* Start Data extract *

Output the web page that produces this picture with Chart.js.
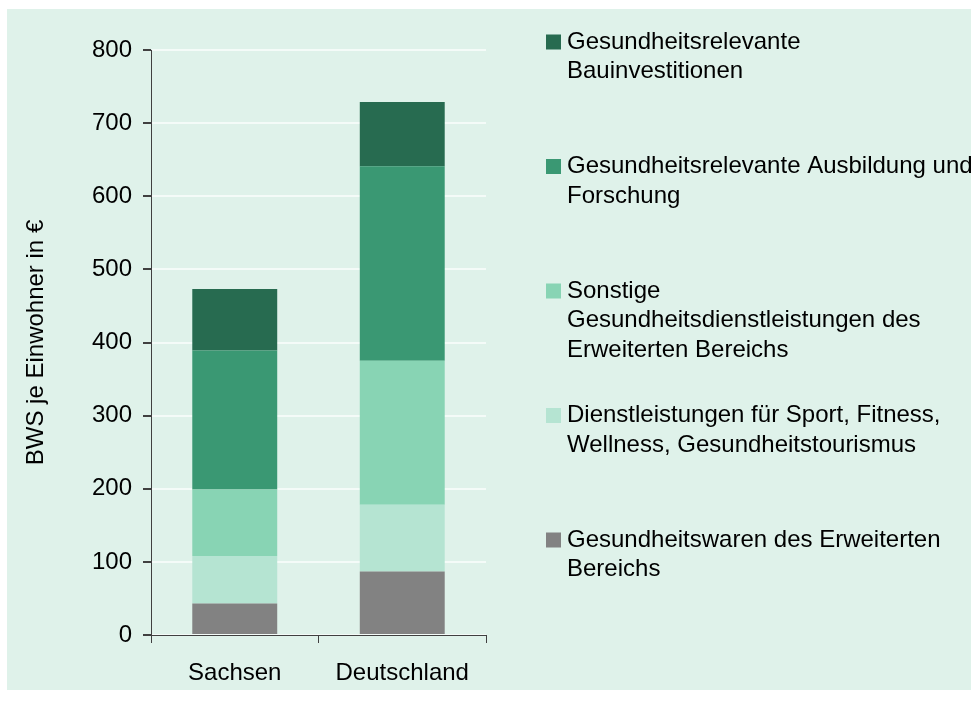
<!DOCTYPE html>
<html>
<head>
<meta charset="utf-8">
<script src="https://cdn.jsdelivr.net/npm/chart.js@4/dist/chart.umd.min.js"></script>
<style>
  html, body { margin: 0; padding: 0; background: #ffffff; }
  #wrap { width: 971px; height: 713px; position: relative; }
</style>
</head>
<body>
<div id="wrap"><canvas id="c" width="971" height="713"></canvas></div>
<script>
// ---- Data ----
const categories = ["Sachsen", "Deutschland"];

const seriesNames = [
  ["Gesundheitswaren des Erweiterten", "Bereichs"],
  ["Dienstleistungen für Sport, Fitness,", "Wellness, Gesundheitstourismus"],
  ["Sonstige", "Gesundheitsdienstleistungen des", "Erweiterten Bereichs"],
  ["Gesundheitsrelevante Ausbildung und", "Forschung"],
  ["Gesundheitsrelevante", "Bauinvestitionen"]
];

const gesundheitswaren       = [43, 87];
const sportFitnessWellness   = [65, 91];
const sonstigeDienstleistung = [91, 197];
const ausbildungForschung    = [190, 266];
const bauinvestitionen       = [84, 88];

const seriesColors = ["#828282", "#b5e4d2", "#88d4b4", "#3a9873", "#276b50"];

const yTicks = [0, 100, 200, 300, 400, 500, 600, 700, 800];
const yTitle = "BWS je Einwohner in €";

const seriesValues = [gesundheitswaren, sportFitnessWellness, sonstigeDienstleistung, ausbildungForschung, bauinvestitionen];

const FONT = "'Liberation Sans', Arial, sans-serif";

const bgPlugin = {
  id: 'bg',
  beforeDraw(chart) {
    const ctx = chart.ctx;
    ctx.save();
    ctx.fillStyle = '#ffffff';
    ctx.fillRect(0, 0, chart.width, chart.height);
    ctx.fillStyle = '#dff2ea';
    ctx.fillRect(7, 9, chart.width - 7, 681);
    ctx.restore();
  }
};

const legendPlugin = {
  id: 'sideLegend',
  afterDraw(chart) {
    const ctx = chart.ctx;
    const ds = chart.data.datasets;
    ctx.save();
    ctx.font = "24px " + FONT;
    ctx.textBaseline = 'middle';
    ctx.textAlign = 'left';
    const x0 = 546, box = 15, textX = 567, firstY = 42, step = 124.5, lh = 29.5;
    for (let k = 0; k < ds.length; k++) {
      const d = ds[ds.length - 1 - k];
      const y = firstY + k * step;
      ctx.fillStyle = d.backgroundColor;
      ctx.fillRect(x0, y - box / 2, box, box);
      ctx.fillStyle = '#000000';
      d.legendLines.forEach((line, j) => ctx.fillText(line, textX, y + j * lh));
    }
    ctx.restore();
  }
};

new Chart(document.getElementById('c'), {
  type: 'bar',
  data: {
    labels: categories,
    datasets: seriesValues.map((vals, i) => ({
      label: seriesNames[i].join(' '),
      legendLines: seriesNames[i],
      data: vals,
      backgroundColor: seriesColors[i],
      borderWidth: 0,
      categoryPercentage: 1.0,
      barPercentage: 0.507
    }))
  },
  options: {
    responsive: false,
    animation: false,
    layout: { padding: { left: 0, top: 50, right: 485, bottom: 0 } },
    plugins: {
      legend: { display: false },
      tooltip: { enabled: false }
    },
    scales: {
      x: {
        stacked: true,
        grid: { display: true, drawOnChartArea: false, tickLength: 8, tickColor: '#404040', offset: true },
        border: { display: true, color: '#404040', width: 1 },
        ticks: { color: '#000000', font: { family: FONT, size: 24 }, padding: 16, maxRotation: 0 },
        afterFit(scale) { scale.height = 78; }
      },
      y: {
        stacked: true,
        min: 0, max: 800,
        afterBuildTicks(scale) { scale.ticks = yTicks.map(v => ({ value: v })); },
        grid: { color: '#f4fbf8', lineWidth: 2, tickLength: 8, tickColor: '#404040' },
        border: { display: true, color: '#404040', width: 1 },
        ticks: { color: '#000000', font: { family: FONT, size: 24 }, padding: 11 },
        title: {
          display: true, text: yTitle, color: '#000000',
          font: { family: FONT, size: 24 }, padding: { top: 22, bottom: 0 }
        },
        afterFit(scale) { scale.width = 151; }
      }
    }
  },
  plugins: [bgPlugin, legendPlugin]
});
</script>
</body>
</html>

* End Data extract *

Omit the pictures and reproduce the listing exactly.

— Correct response —
Output the web page that produces this picture with Chart.js.
<!DOCTYPE html>
<html>
<head>
<meta charset="utf-8">
<script src="https://cdn.jsdelivr.net/npm/chart.js@4/dist/chart.umd.min.js"></script>
<style>
  html, body { margin: 0; padding: 0; background: #ffffff; }
  #wrap { width: 971px; height: 713px; position: relative; }
</style>
</head>
<body>
<div id="wrap"><canvas id="c" width="971" height="713"></canvas></div>
<script>
// ---- Data ----
const categories = ["Sachsen", "Deutschland"];

const seriesNames = [
  ["Gesundheitswaren des Erweiterten", "Bereichs"],
  ["Dienstleistungen für Sport, Fitness,", "Wellness, Gesundheitstourismus"],
  ["Sonstige", "Gesundheitsdienstleistungen des", "Erweiterten Bereichs"],
  ["Gesundheitsrelevante Ausbildung und", "Forschung"],
  ["Gesundheitsrelevante", "Bauinvestitionen"]
];

const gesundheitswaren       = [43, 87];
const sportFitnessWellness   = [65, 91];
const sonstigeDienstleistung = [91, 197];
const ausbildungForschung    = [190, 266];
const bauinvestitionen       = [84, 88];

const seriesColors = ["#828282", "#b5e4d2", "#88d4b4", "#3a9873", "#276b50"];

const yTicks = [0, 100, 200, 300, 400, 500, 600, 700, 800];
const yTitle = "BWS je Einwohner in €";

const seriesValues = [gesundheitswaren, sportFitnessWellness, sonstigeDienstleistung, ausbildungForschung, bauinvestitionen];

const FONT = "'Liberation Sans', Arial, sans-serif";

const bgPlugin = {
  id: 'bg',
  beforeDraw(chart) {
    const ctx = chart.ctx;
    ctx.save();
    ctx.fillStyle = '#ffffff';
    ctx.fillRect(0, 0, chart.width, chart.height);
    ctx.fillStyle = '#dff2ea';
    ctx.fillRect(7, 9, chart.width - 7, 681);
    ctx.restore();
  }
};

const legendPlugin = {
  id: 'sideLegend',
  afterDraw(chart) {
    const ctx = chart.ctx;
    const ds = chart.data.datasets;
    ctx.save();
    ctx.font = "24px " + FONT;
    ctx.textBaseline = 'middle';
    ctx.textAlign = 'left';
    const x0 = 546, box = 15, textX = 567, firstY = 42, step = 124.5, lh = 29.5;
    for (let k = 0; k < ds.length; k++) {
      const d = ds[ds.length - 1 - k];
      const y = firstY + k * step;
      ctx.fillStyle = d.backgroundColor;
      ctx.fillRect(x0, y - box / 2, box, box);
      ctx.fillStyle = '#000000';
      d.legendLines.forEach((line, j) => ctx.fillText(line, textX, y + j * lh));
    }
    ctx.restore();
  }
};

new Chart(document.getElementById('c'), {
  type: 'bar',
  data: {
    labels: categories,
    datasets: seriesValues.map((vals, i) => ({
      label: seriesNames[i].join(' '),
      legendLines: seriesNames[i],
      data: vals,
      backgroundColor: seriesColors[i],
      borderWidth: 0,
      categoryPercentage: 1.0,
      barPercentage: 0.507
    }))
  },
  options: {
    responsive: false,
    animation: false,
    layout: { padding: { left: 0, top: 50, right: 485, bottom: 0 } },
    plugins: {
      legend: { display: false },
      tooltip: { enabled: false }
    },
    scales: {
      x: {
        stacked: true,
        grid: { display: true, drawOnChartArea: false, tickLength: 8, tickColor: '#404040', offset: true },
        border: { display: true, color: '#404040', width: 1 },
        ticks: { color: '#000000', font: { family: FONT, size: 24 }, padding: 16, maxRotation: 0 },
        afterFit(scale) { scale.height = 78; }
      },
      y: {
        stacked: true,
        min: 0, max: 800,
        afterBuildTicks(scale) { scale.ticks = yTicks.map(v => ({ value: v })); },
        grid: { color: '#f4fbf8', lineWidth: 2, tickLength: 8, tickColor: '#404040' },
        border: { display: true, color: '#404040', width: 1 },
        ticks: { color: '#000000', font: { family: FONT, size: 24 }, padding: 11 },
        title: {
          display: true, text: yTitle, color: '#000000',
          font: { family: FONT, size: 24 }, padding: { top: 22, bottom: 0 }
        },
        afterFit(scale) { scale.width = 151; }
      }
    }
  },
  plugins: [bgPlugin, legendPlugin]
});
</script>
</body>
</html>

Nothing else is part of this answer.